Perhaps creating community is a new and innovative concept for universities. Community is not about intellectualism. It’s about humanism.
Making the international (largely Chinese) student population “work” on US university campuses requires a multi-disciplinary, multi-faceted, innovative approach. There is no quick fix. It requires vision, strategy, and resolve, starting at the very top. It calls on engagement, commitment and accountability from all quarters of the university.
From where I stand, what I see are young human beings from half way across the world, in our land yearning to belong, to be welcomed, to be successful human beings. They come from a culture so dichotomously different from the US. How could we expect these young people to make the journey of growth and learning on their own? How could we expect them to know the questions to ask when they don’t even know what they should ask? How could we expect them to “think” American when they’re not? Would we expect our American students to know how to integrate into universities in China on their own?  Would we be satisfied if Chinese universities didn’t help American students integrate into their Chinese communities? Would we blame our children for hanging out with other American students and for speaking their mother tongue in a foreign land? Would we hold our children or the Chinese universities accountable for our children’s welfare and success?
When university admissions officers, under the direction of the President, Provost, Dean and their trustees, admit and enroll international students from China and elsewhere, they are all obliged to take care of them.

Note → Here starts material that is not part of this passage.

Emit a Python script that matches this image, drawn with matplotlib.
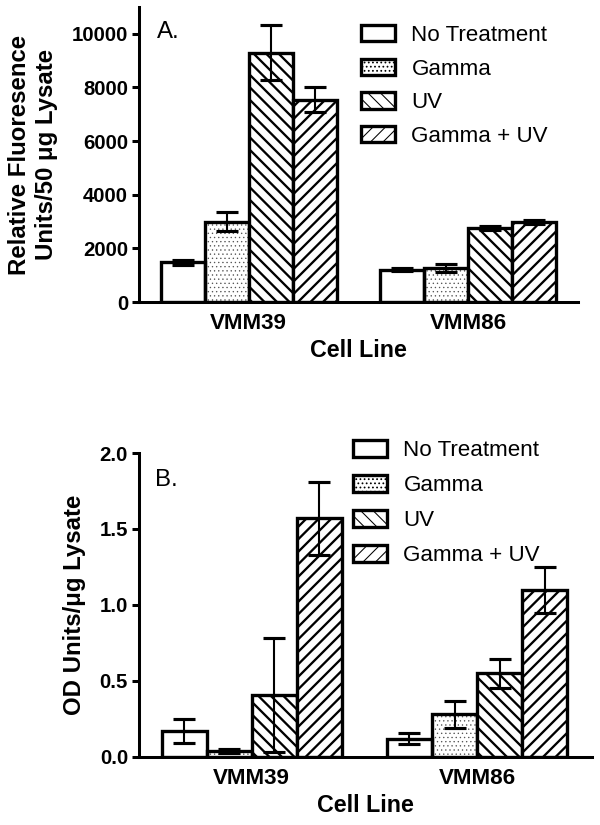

Whether for the practical purpose of revenues or for a more esteemed mission, the buck stops with the university. Isn’t the mission of higher education to go beyond simply enriching the intellect?  Isn’t the mission of American universities to create a once-in-a-lifetime experience such that students leave their campuses a more aware, broadly-minded and confident human being than when they arrived?
I choose to believe that American universities and its leadership are called to a higher mission. If so, then the status quo must go. There must be a mission that doesn’t just hang on the walls, but realized. It’s time to consider what systemic changes are needed to make our campuses not only global, but globally inclusive.